Geothermal Resources

Included in the text of the report and illustrated below are figures showing areas of highest temperature groundwater and highest temperature gradients. These areas may have high potential for extraction of geothermal energy.

Well temperatures for the Klamath Falls, Oregon, area (in degrees Centigrade)

Well temperatures for the mapped area (in degrees Centigrade); red areas indicate where wells have intercepted rock at temperatures greater than 82°C (180°F), a temperature useful for direct-use geothermal heating applications. The fact that a well has a relatively low temperature does not mean that the area lacks higher temperatures. The well may be a shallow well that never reached deep enough to be hot. See the map below for how quickly temperature increases with depth in the area. Some of the data points have more than one well in a small area, but a temperature label for only one of the wells will show in this map view of the data; that temperature may or may not be the highest one in that area. The areas highlighted in red take into account the highest temperature wells for each such area of closely spaced wells. Warmer colors on the base map indicate higher elevations; Ore. Inst. Tech. is Oregon Institute of Technology.

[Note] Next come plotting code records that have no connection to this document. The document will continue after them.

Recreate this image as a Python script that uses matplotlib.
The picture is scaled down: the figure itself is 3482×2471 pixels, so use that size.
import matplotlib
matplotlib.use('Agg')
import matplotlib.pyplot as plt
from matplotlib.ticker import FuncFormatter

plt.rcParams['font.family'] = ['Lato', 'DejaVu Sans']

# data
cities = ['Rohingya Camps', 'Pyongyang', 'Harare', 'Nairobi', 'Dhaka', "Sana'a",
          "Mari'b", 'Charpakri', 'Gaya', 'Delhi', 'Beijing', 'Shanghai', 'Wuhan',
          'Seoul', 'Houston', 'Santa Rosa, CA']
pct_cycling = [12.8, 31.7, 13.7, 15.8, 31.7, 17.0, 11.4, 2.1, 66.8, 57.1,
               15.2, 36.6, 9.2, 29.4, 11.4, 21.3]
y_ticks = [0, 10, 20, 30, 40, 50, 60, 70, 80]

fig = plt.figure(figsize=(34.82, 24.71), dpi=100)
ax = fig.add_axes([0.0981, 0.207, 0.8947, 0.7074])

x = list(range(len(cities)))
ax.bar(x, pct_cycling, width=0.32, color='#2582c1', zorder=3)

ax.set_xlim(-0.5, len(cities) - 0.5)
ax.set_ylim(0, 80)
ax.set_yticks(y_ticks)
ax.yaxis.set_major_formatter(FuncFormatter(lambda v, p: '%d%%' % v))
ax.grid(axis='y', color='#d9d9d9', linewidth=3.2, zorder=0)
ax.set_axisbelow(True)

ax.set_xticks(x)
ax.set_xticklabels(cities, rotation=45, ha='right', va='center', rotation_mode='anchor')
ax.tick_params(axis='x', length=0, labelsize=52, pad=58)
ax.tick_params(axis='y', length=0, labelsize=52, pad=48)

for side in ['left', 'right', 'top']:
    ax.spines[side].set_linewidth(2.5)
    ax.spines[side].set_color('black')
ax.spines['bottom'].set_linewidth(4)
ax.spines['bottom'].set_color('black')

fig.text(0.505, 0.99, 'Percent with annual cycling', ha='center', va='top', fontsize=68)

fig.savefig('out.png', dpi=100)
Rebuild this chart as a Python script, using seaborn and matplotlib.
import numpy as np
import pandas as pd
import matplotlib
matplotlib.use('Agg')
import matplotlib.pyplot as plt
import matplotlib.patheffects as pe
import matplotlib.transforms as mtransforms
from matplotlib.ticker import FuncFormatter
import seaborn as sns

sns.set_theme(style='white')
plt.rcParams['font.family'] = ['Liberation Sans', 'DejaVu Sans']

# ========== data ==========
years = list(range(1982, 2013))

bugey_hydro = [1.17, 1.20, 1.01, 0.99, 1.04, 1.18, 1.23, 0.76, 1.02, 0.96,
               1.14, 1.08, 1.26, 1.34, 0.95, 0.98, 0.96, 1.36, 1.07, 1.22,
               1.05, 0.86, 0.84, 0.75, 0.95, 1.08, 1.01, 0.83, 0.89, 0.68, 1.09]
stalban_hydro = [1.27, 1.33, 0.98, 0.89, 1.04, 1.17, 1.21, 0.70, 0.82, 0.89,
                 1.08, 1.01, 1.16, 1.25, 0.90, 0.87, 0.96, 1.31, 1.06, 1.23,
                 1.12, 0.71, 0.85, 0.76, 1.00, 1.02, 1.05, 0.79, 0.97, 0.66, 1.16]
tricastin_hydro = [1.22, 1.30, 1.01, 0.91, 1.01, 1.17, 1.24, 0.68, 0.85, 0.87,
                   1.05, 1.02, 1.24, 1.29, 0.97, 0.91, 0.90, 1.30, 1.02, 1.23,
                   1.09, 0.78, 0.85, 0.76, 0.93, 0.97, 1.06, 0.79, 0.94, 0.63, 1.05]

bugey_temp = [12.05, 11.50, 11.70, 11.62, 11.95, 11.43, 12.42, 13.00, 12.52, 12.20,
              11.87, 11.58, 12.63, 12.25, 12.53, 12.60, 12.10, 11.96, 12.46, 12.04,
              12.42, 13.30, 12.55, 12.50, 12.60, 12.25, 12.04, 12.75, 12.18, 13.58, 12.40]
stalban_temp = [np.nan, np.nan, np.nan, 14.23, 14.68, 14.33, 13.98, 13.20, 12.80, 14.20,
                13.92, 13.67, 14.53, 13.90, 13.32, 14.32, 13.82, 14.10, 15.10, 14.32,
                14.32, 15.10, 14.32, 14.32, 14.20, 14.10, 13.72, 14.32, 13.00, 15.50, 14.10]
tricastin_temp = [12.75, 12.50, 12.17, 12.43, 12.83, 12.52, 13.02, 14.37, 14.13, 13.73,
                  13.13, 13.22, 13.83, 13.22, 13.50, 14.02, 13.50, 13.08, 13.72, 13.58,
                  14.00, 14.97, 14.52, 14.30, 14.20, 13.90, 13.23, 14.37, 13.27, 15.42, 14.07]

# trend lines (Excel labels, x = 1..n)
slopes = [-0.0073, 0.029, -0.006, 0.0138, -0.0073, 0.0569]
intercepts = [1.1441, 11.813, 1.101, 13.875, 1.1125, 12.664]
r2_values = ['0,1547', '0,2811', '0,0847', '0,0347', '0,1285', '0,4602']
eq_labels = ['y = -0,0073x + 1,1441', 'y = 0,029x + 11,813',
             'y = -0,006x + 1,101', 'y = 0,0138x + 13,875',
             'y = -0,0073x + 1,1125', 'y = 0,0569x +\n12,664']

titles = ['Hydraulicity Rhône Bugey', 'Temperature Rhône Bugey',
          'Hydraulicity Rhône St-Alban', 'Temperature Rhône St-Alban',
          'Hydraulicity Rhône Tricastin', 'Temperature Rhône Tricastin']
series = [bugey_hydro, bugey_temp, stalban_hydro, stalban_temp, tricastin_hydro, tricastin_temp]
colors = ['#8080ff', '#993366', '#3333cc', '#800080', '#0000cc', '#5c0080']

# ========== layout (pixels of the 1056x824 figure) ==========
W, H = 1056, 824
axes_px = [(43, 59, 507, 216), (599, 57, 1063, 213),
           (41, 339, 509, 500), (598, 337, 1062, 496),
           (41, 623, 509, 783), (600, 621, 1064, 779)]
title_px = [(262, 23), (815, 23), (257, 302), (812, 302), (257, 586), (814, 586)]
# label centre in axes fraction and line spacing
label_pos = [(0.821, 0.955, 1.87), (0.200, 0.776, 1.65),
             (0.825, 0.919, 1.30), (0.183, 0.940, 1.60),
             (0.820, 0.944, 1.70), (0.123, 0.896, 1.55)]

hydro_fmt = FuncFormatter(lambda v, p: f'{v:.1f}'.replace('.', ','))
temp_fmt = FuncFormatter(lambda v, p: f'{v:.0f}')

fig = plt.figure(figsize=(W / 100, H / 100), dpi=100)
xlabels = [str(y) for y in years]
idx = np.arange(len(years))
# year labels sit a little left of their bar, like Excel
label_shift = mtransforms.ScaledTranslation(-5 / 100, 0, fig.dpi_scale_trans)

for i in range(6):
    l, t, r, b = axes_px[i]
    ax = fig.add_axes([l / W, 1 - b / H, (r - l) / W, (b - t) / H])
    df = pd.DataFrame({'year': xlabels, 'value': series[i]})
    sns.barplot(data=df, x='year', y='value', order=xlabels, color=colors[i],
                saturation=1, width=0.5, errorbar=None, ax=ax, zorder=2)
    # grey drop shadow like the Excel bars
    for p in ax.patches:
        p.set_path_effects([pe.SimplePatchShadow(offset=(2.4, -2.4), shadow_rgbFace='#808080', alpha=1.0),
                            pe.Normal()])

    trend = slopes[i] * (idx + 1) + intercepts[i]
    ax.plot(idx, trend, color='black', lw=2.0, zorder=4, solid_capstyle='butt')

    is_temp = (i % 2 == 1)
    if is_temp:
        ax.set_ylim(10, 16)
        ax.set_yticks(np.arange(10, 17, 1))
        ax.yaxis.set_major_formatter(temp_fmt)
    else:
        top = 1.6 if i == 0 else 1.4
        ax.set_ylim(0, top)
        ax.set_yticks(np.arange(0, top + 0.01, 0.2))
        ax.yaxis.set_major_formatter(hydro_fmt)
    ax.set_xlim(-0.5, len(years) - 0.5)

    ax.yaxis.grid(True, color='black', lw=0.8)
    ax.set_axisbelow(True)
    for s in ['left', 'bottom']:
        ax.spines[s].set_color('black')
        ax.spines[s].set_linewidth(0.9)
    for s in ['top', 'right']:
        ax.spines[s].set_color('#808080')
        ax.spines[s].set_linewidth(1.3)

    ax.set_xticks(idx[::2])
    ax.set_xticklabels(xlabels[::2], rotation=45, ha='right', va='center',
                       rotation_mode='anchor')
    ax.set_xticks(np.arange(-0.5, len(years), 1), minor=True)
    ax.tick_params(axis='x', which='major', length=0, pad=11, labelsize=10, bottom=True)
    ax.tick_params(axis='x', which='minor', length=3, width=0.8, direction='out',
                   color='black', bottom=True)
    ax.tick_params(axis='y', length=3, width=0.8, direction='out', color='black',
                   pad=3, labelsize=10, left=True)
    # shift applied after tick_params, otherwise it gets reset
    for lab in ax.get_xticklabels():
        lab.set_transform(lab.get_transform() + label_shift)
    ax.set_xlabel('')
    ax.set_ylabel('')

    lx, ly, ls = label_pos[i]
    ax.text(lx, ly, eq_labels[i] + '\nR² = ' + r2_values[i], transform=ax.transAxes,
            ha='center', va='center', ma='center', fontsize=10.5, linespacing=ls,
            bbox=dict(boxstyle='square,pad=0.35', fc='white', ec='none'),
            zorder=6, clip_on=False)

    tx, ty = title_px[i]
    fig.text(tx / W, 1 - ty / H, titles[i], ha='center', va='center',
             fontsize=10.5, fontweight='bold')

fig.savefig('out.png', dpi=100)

Geothermal gradients and faults in the Klamath Falls, Oregon, map area

Geothermal gradients and faults in the map area. Gradients are contoured at intervals of 50°C/km. Faults may be areas of higher fracturing of rock units, leading to higher permeability and more likelihood of good flow of geothermal fluid. Brittle rock units like lava flows, sandstone, conglomerate, and silicified (quartz-flooded) rocks are more likely to have open fractures that carry water. Hot water is more likely to be found at shallow depth in areas where temperature gradients are high. Good geologic reasoning based on detailed, site-specific geological and geophysical data should be used to infer where and at what depth faults intercept brittle rocks. Faults shown as red lines cut rocks with approximate age of 1.8 million years; faults shown as black lines cut older rocks.